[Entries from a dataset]
* * *

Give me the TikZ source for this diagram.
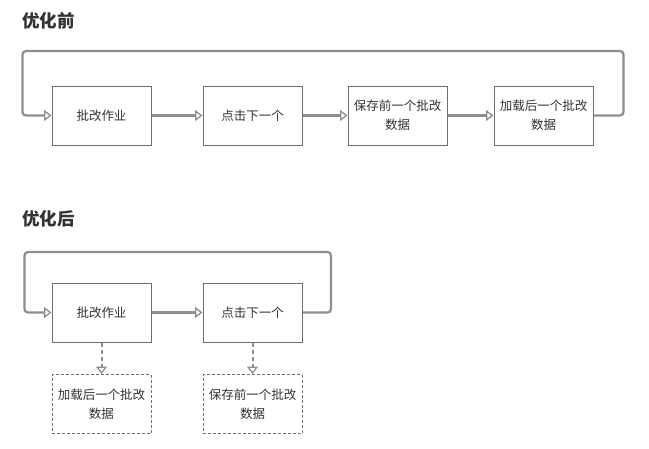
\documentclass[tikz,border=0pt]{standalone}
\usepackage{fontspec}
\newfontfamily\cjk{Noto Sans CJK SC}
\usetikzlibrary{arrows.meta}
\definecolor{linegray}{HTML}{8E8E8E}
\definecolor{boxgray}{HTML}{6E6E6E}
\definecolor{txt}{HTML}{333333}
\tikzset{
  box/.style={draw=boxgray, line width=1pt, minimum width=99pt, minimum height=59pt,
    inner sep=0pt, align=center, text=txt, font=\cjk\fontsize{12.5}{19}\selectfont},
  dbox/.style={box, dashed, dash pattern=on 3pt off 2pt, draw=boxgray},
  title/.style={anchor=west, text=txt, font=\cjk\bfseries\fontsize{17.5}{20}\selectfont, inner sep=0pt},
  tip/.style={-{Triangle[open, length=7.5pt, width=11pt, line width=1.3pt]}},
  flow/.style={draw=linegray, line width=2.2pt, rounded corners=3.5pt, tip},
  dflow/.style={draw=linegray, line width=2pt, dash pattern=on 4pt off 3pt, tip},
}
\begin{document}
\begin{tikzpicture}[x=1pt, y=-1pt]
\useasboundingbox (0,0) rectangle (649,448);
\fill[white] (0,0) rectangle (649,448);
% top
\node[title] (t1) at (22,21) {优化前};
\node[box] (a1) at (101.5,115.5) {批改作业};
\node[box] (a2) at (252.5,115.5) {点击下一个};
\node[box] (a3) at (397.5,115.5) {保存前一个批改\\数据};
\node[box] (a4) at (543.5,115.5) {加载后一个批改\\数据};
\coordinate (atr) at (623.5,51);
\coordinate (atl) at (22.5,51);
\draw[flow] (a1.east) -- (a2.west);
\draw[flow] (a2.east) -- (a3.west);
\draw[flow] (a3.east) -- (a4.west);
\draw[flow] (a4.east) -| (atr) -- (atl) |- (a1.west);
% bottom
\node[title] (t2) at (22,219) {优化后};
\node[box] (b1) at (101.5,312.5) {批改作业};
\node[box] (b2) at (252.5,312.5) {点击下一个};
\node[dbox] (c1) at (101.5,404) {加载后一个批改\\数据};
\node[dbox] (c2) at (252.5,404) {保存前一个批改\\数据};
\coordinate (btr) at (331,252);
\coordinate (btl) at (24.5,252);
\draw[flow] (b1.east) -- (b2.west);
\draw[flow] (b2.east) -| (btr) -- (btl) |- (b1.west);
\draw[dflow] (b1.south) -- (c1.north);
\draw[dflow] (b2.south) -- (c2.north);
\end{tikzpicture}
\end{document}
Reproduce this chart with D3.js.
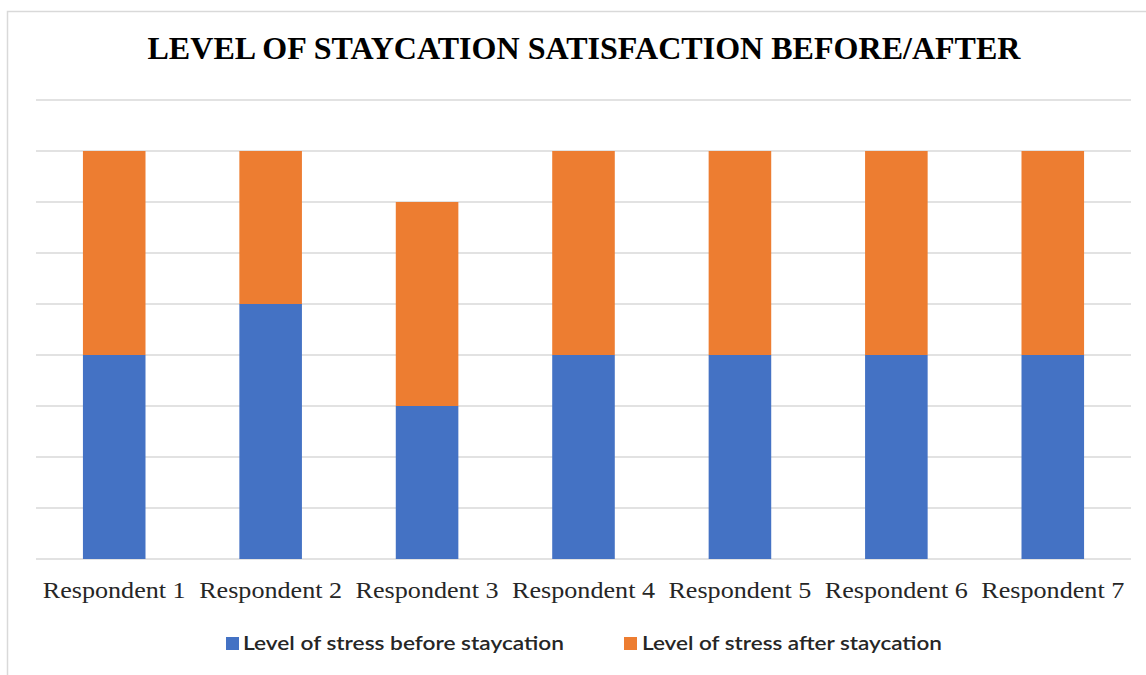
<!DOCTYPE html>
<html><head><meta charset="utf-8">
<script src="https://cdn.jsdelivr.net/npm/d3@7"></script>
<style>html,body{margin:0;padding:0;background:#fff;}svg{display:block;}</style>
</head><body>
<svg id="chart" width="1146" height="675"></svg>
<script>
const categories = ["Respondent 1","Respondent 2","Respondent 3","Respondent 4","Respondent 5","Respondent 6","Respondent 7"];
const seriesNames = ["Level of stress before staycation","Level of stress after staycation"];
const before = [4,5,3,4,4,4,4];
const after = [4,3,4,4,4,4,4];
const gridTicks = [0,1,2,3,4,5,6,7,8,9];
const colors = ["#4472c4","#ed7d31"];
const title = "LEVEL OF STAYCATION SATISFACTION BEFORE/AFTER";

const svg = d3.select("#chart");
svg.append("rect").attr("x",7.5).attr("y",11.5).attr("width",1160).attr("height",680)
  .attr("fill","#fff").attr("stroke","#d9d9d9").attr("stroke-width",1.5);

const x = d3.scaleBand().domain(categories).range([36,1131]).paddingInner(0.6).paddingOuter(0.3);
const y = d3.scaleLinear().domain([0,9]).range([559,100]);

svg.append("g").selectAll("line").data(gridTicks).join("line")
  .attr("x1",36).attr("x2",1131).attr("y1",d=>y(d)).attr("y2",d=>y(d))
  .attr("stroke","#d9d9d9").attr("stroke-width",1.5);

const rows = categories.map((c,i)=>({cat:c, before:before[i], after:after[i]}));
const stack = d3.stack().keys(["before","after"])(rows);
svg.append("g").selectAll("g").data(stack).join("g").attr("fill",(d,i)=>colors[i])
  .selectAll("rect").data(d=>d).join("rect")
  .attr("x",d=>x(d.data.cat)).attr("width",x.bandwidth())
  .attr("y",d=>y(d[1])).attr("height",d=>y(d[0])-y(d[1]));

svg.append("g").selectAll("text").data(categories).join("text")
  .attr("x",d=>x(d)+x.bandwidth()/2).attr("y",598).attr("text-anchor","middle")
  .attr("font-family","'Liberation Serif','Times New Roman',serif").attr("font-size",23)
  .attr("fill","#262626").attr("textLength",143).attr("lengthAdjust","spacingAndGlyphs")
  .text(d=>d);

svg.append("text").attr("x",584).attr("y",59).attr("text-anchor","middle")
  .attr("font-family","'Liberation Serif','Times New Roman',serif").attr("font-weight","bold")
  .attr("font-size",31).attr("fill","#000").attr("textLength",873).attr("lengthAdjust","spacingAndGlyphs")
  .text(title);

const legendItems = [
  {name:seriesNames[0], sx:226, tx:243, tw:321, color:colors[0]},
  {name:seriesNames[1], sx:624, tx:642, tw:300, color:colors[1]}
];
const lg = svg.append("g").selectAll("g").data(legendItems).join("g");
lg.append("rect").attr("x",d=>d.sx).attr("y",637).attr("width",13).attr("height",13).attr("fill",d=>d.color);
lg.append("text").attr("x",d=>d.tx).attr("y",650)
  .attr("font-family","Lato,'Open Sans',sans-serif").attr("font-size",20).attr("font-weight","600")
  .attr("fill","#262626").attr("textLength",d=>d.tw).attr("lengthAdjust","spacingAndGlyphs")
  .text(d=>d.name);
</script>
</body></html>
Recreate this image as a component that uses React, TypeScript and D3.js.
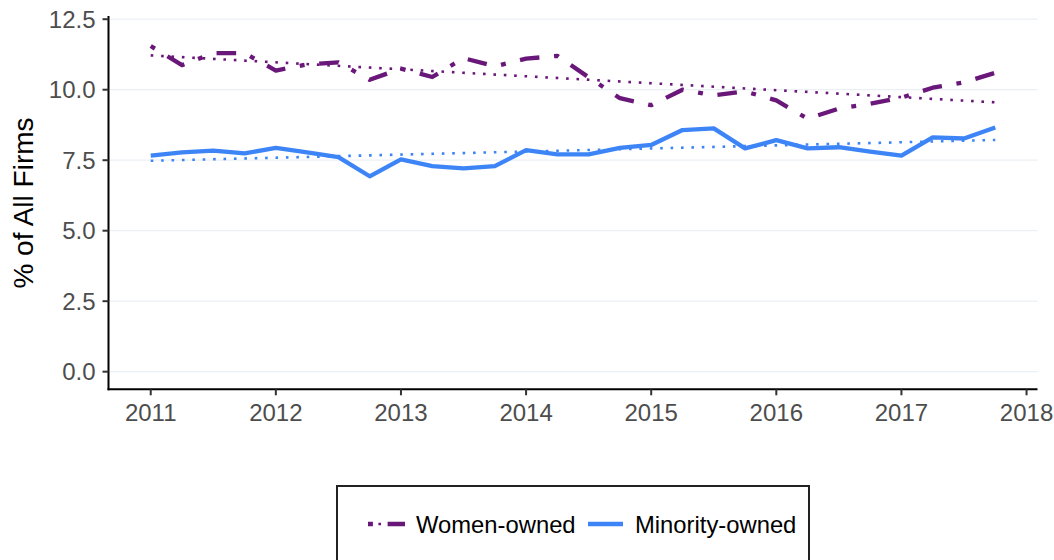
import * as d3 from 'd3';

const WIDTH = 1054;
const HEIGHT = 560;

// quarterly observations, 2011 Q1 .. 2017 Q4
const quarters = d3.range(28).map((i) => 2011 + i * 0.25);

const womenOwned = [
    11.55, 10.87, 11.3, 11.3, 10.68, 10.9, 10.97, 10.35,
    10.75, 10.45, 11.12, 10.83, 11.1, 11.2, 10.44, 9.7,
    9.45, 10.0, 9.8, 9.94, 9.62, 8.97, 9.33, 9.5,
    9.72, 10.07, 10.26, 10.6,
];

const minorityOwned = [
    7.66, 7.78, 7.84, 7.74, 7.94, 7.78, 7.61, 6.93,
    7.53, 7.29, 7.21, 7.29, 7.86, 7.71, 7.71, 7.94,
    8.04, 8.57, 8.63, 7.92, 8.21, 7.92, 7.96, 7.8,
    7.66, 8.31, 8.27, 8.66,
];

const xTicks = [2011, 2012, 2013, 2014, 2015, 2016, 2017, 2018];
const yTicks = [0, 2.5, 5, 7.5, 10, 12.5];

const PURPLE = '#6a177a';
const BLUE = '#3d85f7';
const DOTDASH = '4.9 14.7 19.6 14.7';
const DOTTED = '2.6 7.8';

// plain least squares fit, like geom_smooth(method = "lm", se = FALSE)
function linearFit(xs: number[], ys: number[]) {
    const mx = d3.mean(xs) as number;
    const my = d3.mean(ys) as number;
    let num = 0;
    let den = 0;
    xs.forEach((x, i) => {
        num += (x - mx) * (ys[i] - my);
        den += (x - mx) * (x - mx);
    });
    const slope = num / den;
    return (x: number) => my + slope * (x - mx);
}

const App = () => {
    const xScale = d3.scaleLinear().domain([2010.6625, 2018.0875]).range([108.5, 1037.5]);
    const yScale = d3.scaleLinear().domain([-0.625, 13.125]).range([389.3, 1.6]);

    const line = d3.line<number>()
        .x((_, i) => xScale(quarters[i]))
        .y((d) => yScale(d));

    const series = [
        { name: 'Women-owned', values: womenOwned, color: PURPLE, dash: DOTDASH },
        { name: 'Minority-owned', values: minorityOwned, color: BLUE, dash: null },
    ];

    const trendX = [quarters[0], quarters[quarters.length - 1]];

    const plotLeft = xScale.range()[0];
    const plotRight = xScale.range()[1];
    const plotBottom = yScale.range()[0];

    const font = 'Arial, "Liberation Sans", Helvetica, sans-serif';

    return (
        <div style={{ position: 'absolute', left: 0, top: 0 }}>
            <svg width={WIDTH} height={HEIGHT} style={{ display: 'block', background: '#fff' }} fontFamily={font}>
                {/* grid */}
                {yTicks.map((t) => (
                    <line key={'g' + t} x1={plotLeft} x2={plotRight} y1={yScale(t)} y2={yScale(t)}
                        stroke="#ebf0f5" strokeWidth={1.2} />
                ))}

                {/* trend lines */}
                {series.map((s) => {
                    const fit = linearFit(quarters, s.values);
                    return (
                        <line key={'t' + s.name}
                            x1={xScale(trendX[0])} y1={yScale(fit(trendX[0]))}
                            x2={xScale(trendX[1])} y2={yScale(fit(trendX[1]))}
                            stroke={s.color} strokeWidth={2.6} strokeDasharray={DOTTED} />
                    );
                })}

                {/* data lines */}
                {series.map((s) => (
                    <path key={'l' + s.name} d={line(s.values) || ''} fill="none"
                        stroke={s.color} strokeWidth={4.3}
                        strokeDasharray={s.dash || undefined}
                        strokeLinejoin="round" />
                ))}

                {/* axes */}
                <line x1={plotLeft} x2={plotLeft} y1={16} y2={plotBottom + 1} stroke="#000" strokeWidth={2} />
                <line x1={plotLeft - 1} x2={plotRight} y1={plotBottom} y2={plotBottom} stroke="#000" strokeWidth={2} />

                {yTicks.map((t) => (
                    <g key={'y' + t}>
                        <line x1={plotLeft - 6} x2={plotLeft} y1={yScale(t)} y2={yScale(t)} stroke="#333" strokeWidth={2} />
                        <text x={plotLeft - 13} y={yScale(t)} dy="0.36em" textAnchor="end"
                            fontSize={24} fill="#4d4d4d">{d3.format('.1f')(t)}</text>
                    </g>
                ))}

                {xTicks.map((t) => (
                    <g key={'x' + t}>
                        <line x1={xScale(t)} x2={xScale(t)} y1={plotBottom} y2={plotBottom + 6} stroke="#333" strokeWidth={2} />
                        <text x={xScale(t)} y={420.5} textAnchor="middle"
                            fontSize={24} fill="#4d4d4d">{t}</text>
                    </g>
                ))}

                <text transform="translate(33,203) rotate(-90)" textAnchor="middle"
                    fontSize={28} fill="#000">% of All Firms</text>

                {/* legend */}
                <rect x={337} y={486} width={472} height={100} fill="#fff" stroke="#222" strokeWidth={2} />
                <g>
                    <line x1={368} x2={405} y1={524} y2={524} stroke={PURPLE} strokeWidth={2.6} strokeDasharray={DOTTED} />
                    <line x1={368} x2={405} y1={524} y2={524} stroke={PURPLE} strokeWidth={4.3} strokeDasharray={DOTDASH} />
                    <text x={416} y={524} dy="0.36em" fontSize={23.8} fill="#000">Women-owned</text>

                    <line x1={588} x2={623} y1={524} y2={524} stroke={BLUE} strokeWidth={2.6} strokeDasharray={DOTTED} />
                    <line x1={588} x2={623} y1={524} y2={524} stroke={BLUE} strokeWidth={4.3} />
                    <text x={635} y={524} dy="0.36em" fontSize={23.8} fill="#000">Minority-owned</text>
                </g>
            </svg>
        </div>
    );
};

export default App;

* * *

GOAL -
Search the listing above for the string "this". Copy every line that contains it.

EXPECTED OUTPUT -
Give me the TikZ source for this diagram.
Reproduce this chart with D3.js.
Recreate this image as a component that uses React, TypeScript and D3.js.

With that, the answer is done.